Let \( x \) be the initial number of pencils in the box.
-
After half of the pencils disappeared, the number of pencils remaining is: \[ \text{Remaining} = x - \frac{1}{2}x = \frac{1}{2}x \]
-
Then, one third of the remaining pencils disappeared. One third of \(\frac{1}{2}x\) is: \[ \frac{1}{3} \left(\frac{1}{2}x\right) = \frac{1}{6}x \] Therefore, the number of pencils left after this is: \[ \text{Remaining} = \frac{1}{2}x - \frac{1}{6}x \] To combine these, we need a common denominator (which is 6): \[ \frac{1}{2}x = \frac{3}{6}x \quad \Rightarrow \quad \frac{3}{6}x - \frac{1}{6}x = \frac{2}{6}x = \frac{1}{3}x \]
-
Next, one fourth of the remaining \(\frac{1}{3}x\) disappeared.

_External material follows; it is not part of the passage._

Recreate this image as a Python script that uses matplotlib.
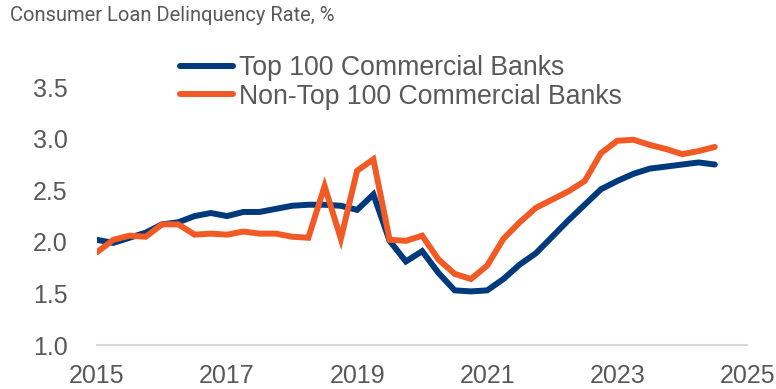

One fourth of \(\frac{1}{3}x\) is: \[ \frac{1}{4} \left(\frac{1}{3}x\right) = \frac{1}{12}x \] Therefore, the number of pencils left after this is: \[ \text{Remaining} = \frac{1}{3}x - \frac{1}{12}x \] To combine these, we again need a common denominator (which is 12): \[ \frac{1}{3}x = \frac{4}{12}x \quad \Rightarrow \quad \frac{4}{12}x - \frac{1}{12}x = \frac{3}{12}x = \frac{1}{4}x \]
-
Finally, we know that after all these reductions, there are 12 pencils left: \[ \frac{1}{4}x = 12 \]
-
To solve for \( x \), multiply both sides by 4: \[ x = 12 \times 4 = 48 \]
Thus, the initial number of pencils in the box was \(\boxed{48}\).